Отупение, оскотинение, оносороживание (как в пьесе Ионеско «Носорог») — страшная тема литературы XX века. Об этом и проза обэриутов. Их лидер Д. Хармс холодно констатирует «случаи» исчезновения из человека души и духа. Бехтерев сочиняет фантастические «небыли». Их строй эмоционален, фраза «колоборотна», с придыханием, смешком, потаенным вздохом. Ситуации удивительны. У Хармса — «Случай с Петраковым», у Бахтерева — «Случай в „Кривом желудке“» При ближайшем рассмотрении оказывается, что кривой желудок находится внутри будильника, а также является названием ресторана. «Чего только не бывает при „всеобщей кривизне“!» — как бы восклицает автор.
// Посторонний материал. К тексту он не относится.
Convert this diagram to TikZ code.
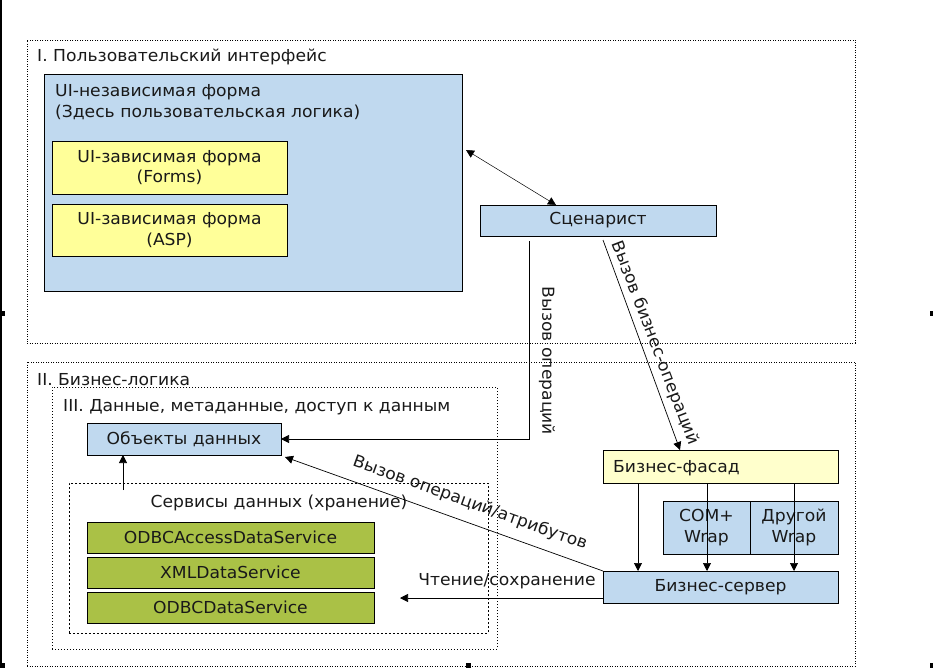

Мир «всеобщей кривизны» дик. «Он имел толстый живот, носил широкие штаны и убивал попадавшихся на пути собак, иной раз кошек». Это «Притча о недостойном соседе». Мальчишки играют в футбол оторванной женской головой — «Только штырь». Герой «Колоборота» разгуливает задом наперед Привык. И к нему привыкли.
Привычка к кривизне — важнейшая черта «небылей» Бехтерева.
Его «чеболвеки» начинают обустраиваться. Новая поросль этих существ сварганивает в себе какой-то эрзац душевности. Чеболвек имитирует человека. У Хармса индивидуальность пропадает в толпе, в «человеческом стаде» Закон делается случаем. Теплота — холодом. Любовь — жестокостью. В «небылях» толпа стабилизируется. В ней прорастеет «чеболвечность», новая душевность, пусть кривая, но зато лиричная, тепленькая.
Рассказы Бахтерева — и его воспоминания — еще одно свидетельство жизненности обэриутского творческого древа.
Как существуют экономические законы — неумолимо объективно, так с той же силой объективности действуют и законы современной художественной мысли В прошлом мы не считались ни с теми, ни с другими. Кроили культуру по своему вкусу, тормозили ее развитие — в лучшем случае, вытаптывали — в худшем. Результаты общеизвестны.
Были в свое время лишены возможности свободно работать и писатели ОБЭРИУ. А между тем они выходили на тропу, по которой можно было «далеко идти» (А. Введенский).
Публикация их произведений сейчас — не академическое занятие по ликвидации «белых пятен». Это высвобождение живой творческой энергии, небесполезной для современного думающего человека.